George was such a clarifying speaker on why we should be making digital leaders in our classrooms, both for teachers and for students. The matter of fact way it was delivered was genuine and encouraging. I would have loved to see him do an ignite session or a keynote. His final message? Jump. Jump in. Just do it…the longer you wait, the more scared you will be.

And if you don’t? If you are so uncomfortable with this concept or don’t get it? Encourage others, don’t put them down or dismiss what they are doing. Blowing out someone’s candle doesn’t make yours shine any brighter.







25 comments for “Whose light can you be?

  1. Pam Holcomb
    July 2, 2013 at 12:11 am

    Strikes a match; lights up the sky!

    • July 2, 2013 at 2:25 pm

      aw, thank you for always being my cheerleader, Pammykins!

  2. Scott Kapla
    July 2, 2013 at 12:25 pm

    I think too many get caught up in titles. Lead Learners (aka Principals) need to validate risk-taking and illustrate a connected and collaborative culture.

    In the end, it’s about the process of learning and growing then understanding where technology can fit into that process to enhance it.

    With regards to the comments you may hear, remember, many organizations and the people who work in organizations reward and recognize personal sacrifice and NOT personal productivity. (technology = efficiency= productivity)

    Well said, Amber.

    • July 2, 2013 at 2:26 pm

      Thank you Scott, that is a great thing to keep in mind! (many organizations and the people who work in organizations reward and recognize personal sacrifice and NOT personal productivity)In fact, i may write this on a post it and keep it on my computer! 🙂

  3. July 2, 2013 at 12:27 pm

    What I’ve liked about you all along Amber is that you are far from being all about yourself. Excellent post here and I agree, sitting down with George and having a conversation about where we need to be going with student learning and how we need to be innovative in our teaching is an incredibly enlightening experience. Don’t let the distractors take you off course!

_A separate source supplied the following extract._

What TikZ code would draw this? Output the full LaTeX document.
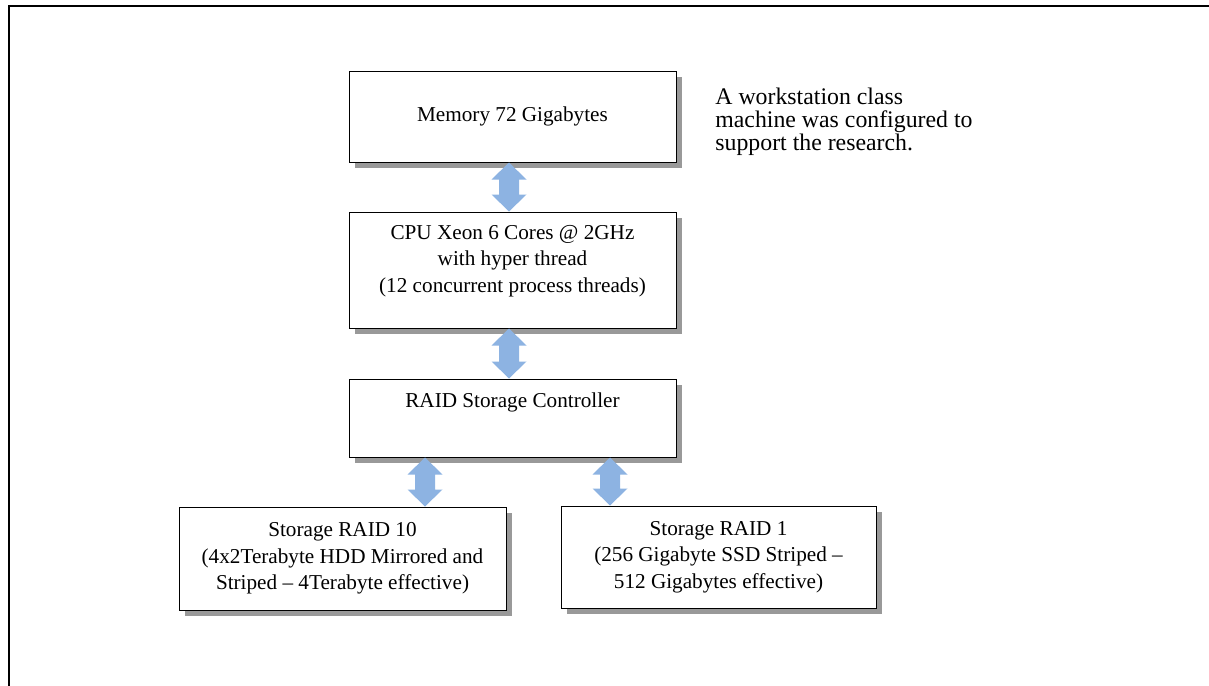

    • July 2, 2013 at 2:28 pm

      Thank you Tom! I hope that comes truly does come across!

  4. July 2, 2013 at 12:29 pm

    Thanks for reminding us to keep sharing our ideas with one another. Sometimes it is easy to forget how much value and inspiration there is in just sharing ideas as fellow educators.

    • July 2, 2013 at 2:29 pm

      I think EVERYONE has something to offer, 🙂 and the smartest person in the room IS the room! Thanks Wiliam!

  5. July 2, 2013 at 2:26 pm


    Thank you for this insightful post. I’ve used my blog to catalog my learning for easy reference–mainly for my own use. My work at the school is still getting done, but many in the community wonder how all of the production is accomplished.

    The reason I can get it done is because I use the tools I’ve created. They happen to be useful to everyone else.

    I think you’ll find that too. Thank you for helping me defend my work as well. I’m so excited to see what schools are doing these days. How can we convey these ideas to politicians, intent on hurling roadblocks to the process?

    Keep rocking, Amber.

    • July 2, 2013 at 2:30 pm

      Thanks Rob! I do agree that I can be more productive b/c of the tools I have discovered along the way…and just want others to see the benefit too!

  6. Rodney Turner
    July 3, 2013 at 1:19 pm

    Thank you for sharing your thoughts on the session and personal experiences.
    I get 2 thoughts in my head with your question. Since I’m a teacher, I say, I am a light for my students and teachers around me. If I were admin, I’d say the same thing. Both people are serving the students in their care and the community who trust them.
    Do you have a specific starting point you share with admin who are hesitant to letting go?
    Thank you for sharing.

    • July 8, 2013 at 2:34 pm

      Hi Rodney,
      Thanks for reading/commenting! I think a starting point with admin would be the sharing factor. Share with them, ask them to share…allow for opportunities for others to shine! Empower your staff… George also had a great point that you don’t have to “pay” for PD presenters, utilize who you have!


  7. July 7, 2013 at 3:40 pm

    When we bring our light and energy together, our glow continues to grow. I think the next step beyond sharing is increasing our collaboration. Blogging and commenting are important first steps, but next we must consider how we can engage one another as co-learners across time, space, districts and countries. How will we become co-learners with teachers in our boards and with each other to form a larger collective? Let us look to the future and look to moving beyond sharing to even higher levels of cooperation. Let’s move from cooperation to collaboration, from dancing together to a flash mob.

    • July 8, 2013 at 2:35 pm

      Michelle, I will flashmob with you ANYday!

  8. July 7, 2013 at 4:01 pm

    Great post, Amber. As a classroom teacher, it is always inspiring and encouraging to hear from our leaders in their visions & expectations- not just for us, as teachers, or our school, but also vision for their own learning.

    • July 8, 2013 at 2:36 pm

      Thanks for reading/commenting Summer! 🙂


  9. Kenn Wathen
    July 8, 2013 at 4:19 pm

    Thanks for the reminder to forget waiting until we think we can do something perfectly and just step out and do it. We will work the kinks out and we can learn as we go. Much appreciated.

  10. Suzanne Rogers
    July 9, 2013 at 2:44 pm

    Thank you for honestly sharing your thoughts on leadership. Together we are mighty! We should all begin to think of the educational world as a team rather than independent individuals.